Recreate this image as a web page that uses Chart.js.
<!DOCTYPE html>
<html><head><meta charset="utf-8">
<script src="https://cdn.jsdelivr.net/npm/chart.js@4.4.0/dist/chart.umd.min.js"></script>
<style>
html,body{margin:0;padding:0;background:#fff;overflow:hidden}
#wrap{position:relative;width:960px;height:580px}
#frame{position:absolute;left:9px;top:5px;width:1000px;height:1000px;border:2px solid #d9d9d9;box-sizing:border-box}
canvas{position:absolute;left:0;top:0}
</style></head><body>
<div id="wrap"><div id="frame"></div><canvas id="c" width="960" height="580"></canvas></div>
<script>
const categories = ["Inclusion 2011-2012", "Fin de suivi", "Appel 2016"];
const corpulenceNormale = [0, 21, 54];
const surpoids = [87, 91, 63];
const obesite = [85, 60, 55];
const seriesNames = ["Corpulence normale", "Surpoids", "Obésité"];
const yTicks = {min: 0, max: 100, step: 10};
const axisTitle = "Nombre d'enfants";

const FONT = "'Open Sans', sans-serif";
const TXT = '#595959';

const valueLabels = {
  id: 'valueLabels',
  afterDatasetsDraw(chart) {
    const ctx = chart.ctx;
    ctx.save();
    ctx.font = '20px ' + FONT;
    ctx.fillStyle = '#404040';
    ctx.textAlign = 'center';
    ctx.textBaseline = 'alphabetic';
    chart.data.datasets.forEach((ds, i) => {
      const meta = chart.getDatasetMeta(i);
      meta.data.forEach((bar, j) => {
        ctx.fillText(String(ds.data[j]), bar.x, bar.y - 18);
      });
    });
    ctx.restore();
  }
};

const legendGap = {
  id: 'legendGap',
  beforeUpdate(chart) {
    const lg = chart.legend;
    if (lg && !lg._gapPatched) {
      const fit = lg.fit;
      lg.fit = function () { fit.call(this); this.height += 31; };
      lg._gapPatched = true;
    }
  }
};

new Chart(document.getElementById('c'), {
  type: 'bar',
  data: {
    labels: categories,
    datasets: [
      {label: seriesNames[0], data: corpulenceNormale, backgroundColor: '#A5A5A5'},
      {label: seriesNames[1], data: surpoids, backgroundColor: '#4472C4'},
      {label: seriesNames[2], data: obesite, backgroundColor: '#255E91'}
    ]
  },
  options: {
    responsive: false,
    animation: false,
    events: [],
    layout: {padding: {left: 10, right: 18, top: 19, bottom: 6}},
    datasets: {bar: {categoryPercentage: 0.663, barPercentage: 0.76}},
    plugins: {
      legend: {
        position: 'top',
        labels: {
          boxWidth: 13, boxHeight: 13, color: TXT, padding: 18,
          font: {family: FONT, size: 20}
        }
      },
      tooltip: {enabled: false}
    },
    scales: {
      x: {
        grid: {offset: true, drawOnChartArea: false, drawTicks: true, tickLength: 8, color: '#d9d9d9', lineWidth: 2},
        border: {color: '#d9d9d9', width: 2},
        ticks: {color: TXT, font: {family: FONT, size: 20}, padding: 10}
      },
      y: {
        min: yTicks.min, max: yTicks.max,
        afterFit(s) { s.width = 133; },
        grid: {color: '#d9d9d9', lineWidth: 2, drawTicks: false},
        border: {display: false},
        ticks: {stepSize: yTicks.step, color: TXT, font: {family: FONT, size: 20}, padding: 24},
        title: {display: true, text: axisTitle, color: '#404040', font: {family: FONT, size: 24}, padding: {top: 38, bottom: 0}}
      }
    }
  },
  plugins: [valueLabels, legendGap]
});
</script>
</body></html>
========================================================================
*EXERCISE REQUIREMENTS*: Using the material above, quote the first line and each line after it, stopping at and including the line that holds "const TXT = '#595959';".

*THE RESPONSE*:
Recreate this image as a web page that uses Chart.js.
<!DOCTYPE html>
<html><head><meta charset="utf-8">
<script src="https://cdn.jsdelivr.net/npm/chart.js@4.4.0/dist/chart.umd.min.js"></script>
<style>
html,body{margin:0;padding:0;background:#fff;overflow:hidden}
#wrap{position:relative;width:960px;height:580px}
#frame{position:absolute;left:9px;top:5px;width:1000px;height:1000px;border:2px solid #d9d9d9;box-sizing:border-box}
canvas{position:absolute;left:0;top:0}
</style></head><body>
<div id="wrap"><div id="frame"></div><canvas id="c" width="960" height="580"></canvas></div>
<script>
const categories = ["Inclusion 2011-2012", "Fin de suivi", "Appel 2016"];
const corpulenceNormale = [0, 21, 54];
const surpoids = [87, 91, 63];
const obesite = [85, 60, 55];
const seriesNames = ["Corpulence normale", "Surpoids", "Obésité"];
const yTicks = {min: 0, max: 100, step: 10};
const axisTitle = "Nombre d'enfants";

const FONT = "'Open Sans', sans-serif";
const TXT = '#595959';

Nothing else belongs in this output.